MISSION RÉUSSIE POUR ARBRE ÉCHOUÉ
Au printemps 2009, un vénérable érable
adulte a établi ses quartiers d’été dans la « petite baie »
Yamachiche en venant s’y échouer et ce, à proximité des rives de la Petite
rivière Yamachiche. Cet arbre géant a probablement été déraciné de sa terre
natale par l’affaissement d’une partie de côte d’un des affluents se jetant
dans le lac Saint-Pierre, car en perdant pied de celle-ci, ses dernières
radicelles de vie se sont arrachées du sol pour suivre son corps dans le
tumulte des courants de la crue printanière des eaux; ce faisant, ce colossal
tronc ligneux a quitté son lieu d’origine, avec l’aide d’une rivière, laquelle,
à son tour, a mené celui-ci au lac Saint-Pierre.
Les continuelles vagues de mars et
d’avril de ce lac ont guidé sa route, vagues
parfois violentes, vagues parfois caressantes, mais toujours efficaces,
l’orientant finalement à cette « petite baie », une des ultimes étapes
de sa longue vie. Mais, son mandat, même dans l’évidence d’un non-retour vers
le passé, n’étant pas terminé, les jours suivant cette prise de position
involontaire de cet espace lacustre vont lui permettre d’accomplir une mission
très importante, soit être un refuge très apprécié par plusieurs espèces
d’oiseaux.
Les Cormorans à aigrettes furent
parmi les premiers à bénéficier de l’accueil de ce tronc de plus de cinquante
pieds, suivis de près par un Grand Harle et de quelques Canards branchus;
ensuite, la parade commença en grande pompe, avec le passage successif de
plusieurs limicoles sur sa surface arrondie, dont une journée mémorable où six
espèces et plus de soixante-quinze individus s’y trouvaient, soit des
Bécasseaux maubèches, des Bécasseaux semipalmés, des Bécassins roux, des Pluviers
argentés, des Bécasseaux variables, des Tournepierres à collier, sans oublier
une Sterne pierregarin, laquelle se sentait bien seule parmi tous ces oiseaux
de rivage.
À chaque jour, les voyageurs
aviaires adorent visiter notre ami couché dans la baie et même s’ils lui
marchent sur le dos, ces derniers ne cessent de profiter de sa constante et
confortable présence; tour à tour, le Pygargue à tête blanche, le Grand Héron,
la Bernache du Canada, le Goéland à bec cerclé, la Guifette noire et même le
Petit Chevalier grivelé (ce dernier qui semble être perdu, tellement il a de
l’espace pour se promener), défilent sur lui.

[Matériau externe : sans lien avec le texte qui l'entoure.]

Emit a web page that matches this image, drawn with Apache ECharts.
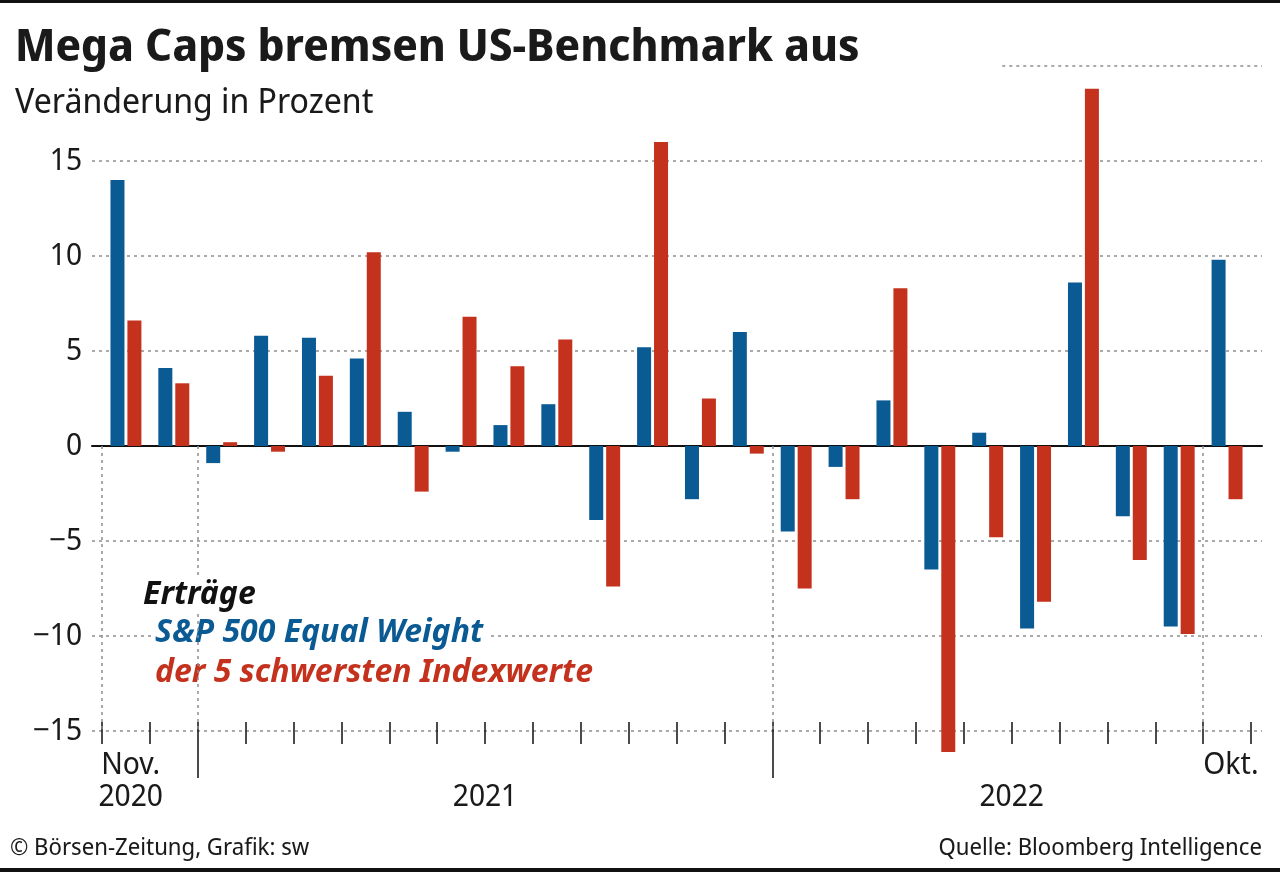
<!DOCTYPE html>
<html><head><meta charset="utf-8">
<script src="https://cdn.jsdelivr.net/npm/echarts@6/dist/echarts.min.js"></script>
<style>html,body{margin:0;padding:0;background:#fff}#chart{width:1280px;height:872px}</style>
</head><body><div id="chart"></div>
<script>
// ---- data ----
var months = ['Nov. 2020','Dez. 2020','Jan. 2021','Feb. 2021','März 2021','Apr. 2021','Mai 2021','Juni 2021','Juli 2021','Aug. 2021','Sep. 2021','Okt. 2021','Nov. 2021','Dez. 2021','Jan. 2022','Feb. 2022','März 2022','Apr. 2022','Mai 2022','Juni 2022','Juli 2022','Aug. 2022','Sep. 2022','Okt. 2022'];
var equalWeight = [14.0, 4.1, -0.9, 5.8, 5.7, 4.6, 1.8, -0.3, 1.1, 2.2, -3.9, 5.2, -2.8, 6.0, -4.5, -1.1, 2.4, -6.5, 0.7, -9.6, 8.6, -3.7, -9.5, 9.8];
var top5 = [6.6, 3.3, 0.2, -0.3, 3.7, 10.2, -2.4, 6.8, 4.2, 5.6, -7.4, 16.0, 2.5, -0.4, -7.5, -2.8, 8.3, -16.1, -4.8, -8.2, 18.8, -6.0, -9.9, -2.8];
var seriesNames = ['S&P 500 Equal Weight', 'der 5 schwersten Indexwerte'];
var yTicks = [-15, -10, -5, 0, 5, 10, 15, 20];
var periodLabels = {0.6: 'Nov.\n2020', 8: '\n2021', 19: '\n2022', 23.58: 'Okt.'};
var yearBoundaries = [2, 14];
var dottedMarkers = [0, 2, 14, 23];

var BLUE = '#0a5a94', RED = '#c4311d';
var FONT = '"Noto Sans Display", "Noto Sans", sans-serif';
var FONT2 = '"Noto Sans", sans-serif';
var GRID_LINE = {color: '#8e8e8e', width: 1.5, type: [3, 4]};

var chart = echarts.init(document.getElementById('chart'), null, {renderer: 'canvas'});
var yMin = yTicks[0], yMax = yTicks[yTicks.length - 1];
var n = months.length;

var option = {
  backgroundColor: '#fff',
  animation: false,
  textStyle: {fontFamily: FONT},
  title: [
    {text: 'Mega Caps bremsen US-Benchmark aus', left: 15, top: 26, padding: 0,
     textStyle: {fontFamily: FONT, fontSize: 45, fontWeight: 'bold', color: '#1a1a1a'}},
    {text: 'Veränderung in Prozent', left: 15, top: 86, padding: 0,
     textStyle: {fontFamily: FONT, fontSize: 34, fontWeight: 'normal', color: '#1a1a1a'}},
    {text: 'Erträge', left: 139, top: 576, padding: [0, 4], backgroundColor: '#fff',
     textStyle: {fontFamily: FONT2, fontSize: 32, fontWeight: 'bold', fontStyle: 'italic', color: '#111', lineHeight: 38}},
    {text: '© Börsen-Zeitung, Grafik: sw', left: 10, top: 836, padding: 0,
     textStyle: {fontFamily: FONT, fontSize: 23.5, fontWeight: 'normal', color: '#1a1a1a'}},
    {text: 'Quelle: Bloomberg Intelligence', right: 18, top: 836, padding: 0,
     textStyle: {fontFamily: FONT, fontSize: 23.5, fontWeight: 'normal', color: '#1a1a1a'}}
  ],
  legend: {
    orient: 'vertical', left: 146, top: 613, padding: 0,
    icon: 'none', itemWidth: 0, itemHeight: 14, itemGap: 0, selectedMode: false,
    textStyle: {fontFamily: FONT2, fontSize: 32, fontWeight: 'bold', fontStyle: 'italic', lineHeight: 40,
      backgroundColor: '#fff', padding: [0, 4]},
    data: [
      {name: seriesNames[0], textStyle: {color: BLUE}},
      {name: seriesNames[1], textStyle: {color: RED}}
    ]
  },
  grid: [
    {left: 92, right: 18, top: 66, bottom: 141},
    {left: 102, right: 29, top: 66, bottom: 141}
  ],
  xAxis: [
    // 0: zero line across the full gridline width
    {gridIndex: 0, type: 'value', min: 0, max: 1, axisLine: {show: true, onZero: true, lineStyle: {color: '#111', width: 2}},
     axisTick: {show: false}, axisLabel: {show: false}, splitLine: {show: false}},
    // 1: months (bars)
    {gridIndex: 1, type: 'category', data: months, show: false, boundaryGap: true},
    // 2: small ticks above the bottom line
    {gridIndex: 1, type: 'value', min: 0, max: n, interval: 1, position: 'bottom',
     axisLine: {show: false, onZero: false}, axisLabel: {show: false}, splitLine: {show: false},
     axisTick: {show: true, inside: true, length: 9, lineStyle: {color: '#111', width: 1.5}}},
    // 3: small ticks below the bottom line
    {gridIndex: 1, type: 'value', min: 0, max: n, interval: 1, position: 'bottom',
     axisLine: {show: false, onZero: false}, axisLabel: {show: false}, splitLine: {show: false},
     axisTick: {show: true, inside: false, length: 13, lineStyle: {color: '#111', width: 1.5}}},
    // 4: year boundary ticks and period labels
    {gridIndex: 1, type: 'value', min: 0, max: n, position: 'bottom',
     axisLine: {show: false, onZero: false}, splitLine: {show: false},
     axisTick: {show: true, inside: false, length: 47, customValues: yearBoundaries, lineStyle: {color: '#111', width: 1.5}},
     axisLabel: {show: true, customValues: Object.keys(periodLabels).map(Number), margin: 18,
       formatter: function (v) { return periodLabels[v] || ''; },
       fontFamily: FONT, fontSize: 30, color: '#1a1a1a', lineHeight: 32, align: 'center'}}
  ],
  yAxis: [
    {gridIndex: 0, type: 'value', min: yMin, max: yMax, interval: 5,
     axisLine: {show: false}, axisTick: {show: false},
     axisLabel: {showMaxLabel: false, margin: 10, fontFamily: FONT, fontSize: 30, color: '#1a1a1a',
       formatter: function (v) { return v < 0 ? '\u2212' + Math.abs(v) : String(v); }},
     splitLine: {show: true, showMaxLine: false, lineStyle: GRID_LINE}},
    {gridIndex: 1, type: 'value', min: yMin, max: yMax, interval: 5, show: false, splitLine: {show: false}}
  ],
  graphic: [
    {type: 'rect', left: 0, top: 0, shape: {width: 1280, height: 3}, style: {fill: '#111'}, silent: true},
    {type: 'rect', left: 0, top: 868, shape: {width: 1280, height: 4}, style: {fill: '#111'}, silent: true}
  ],
  series: [
    {name: seriesNames[0], type: 'bar', xAxisIndex: 1, yAxisIndex: 1, data: equalWeight,
     barWidth: 14, barGap: '21%', clip: false, itemStyle: {color: BLUE}, z: 3},
    {name: seriesNames[1], type: 'bar', xAxisIndex: 1, yAxisIndex: 1, data: top5,
     barWidth: 14, barGap: '21%', clip: false, itemStyle: {color: RED}, z: 3},
    // dotted period separators below zero
    {type: 'line', xAxisIndex: 2, yAxisIndex: 1, data: [], silent: true, z: 1,
     markLine: {silent: true, symbol: 'none', label: {show: false}, animation: false,
       lineStyle: {color: '#8e8e8e', width: 1.5, type: [3, 4]},
       data: dottedMarkers.map(function (x) { return [{coord: [x, 0]}, {coord: [x, yMin]}]; })}},
    // partial top gridline at 20
    {type: 'line', xAxisIndex: 0, yAxisIndex: 0, data: [], silent: true, z: 1,
     markLine: {silent: true, symbol: 'none', label: {show: false}, animation: false,
       lineStyle: {color: '#8e8e8e', width: 1.5, type: [3, 4]},
       data: [[{coord: [0.778, yMax]}, {coord: [1, yMax]}]]}}
  ]
};
chart.setOption(option);
</script></body></html>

Les joncs de l’anse, dans leur
croissance vertigineuse des jours de juin, enveloppent assez rapidement le
corps de bois tout en le faisant presque passer incognito, mais à un moment ou
l’autre, un Grand Héron ou un Pygargue à tête blanche s’y pose, ce pour nous
rappeler sa présence de tous les instants.
À la période des filandres aux
beaux jours d’automne, soit des nombreux fils blancs des plus légers qui
flottent dans l’air, souvent, les eaux du lac Saint-Pierre commencent à
s’élever; avec ces « fils de la Vierge » dans l’atmosphère et, avec
l’onde en expansion, notre voyageur endormi de la « petite baie » se
verra peut-être transporter vers une autre destination, soit à l’orée d’un
boisé longeant le lac, soit dans une autre petite baie ou soit tout simplement
poussé dans le sous-bois, à l’extrémité de cette anse.
Si la dernière option se réalise,
notre « cadavre » continuera sa mission jusqu’à la fin en permettant
aux insectes et autres invertébrés de profiter de sa lente disparition en
lambeaux ligneux, servant ainsi de nourriture providentielle pour cette
catégorie d’êtres vivants dans l’échelle alimentaire de la vie terrestre.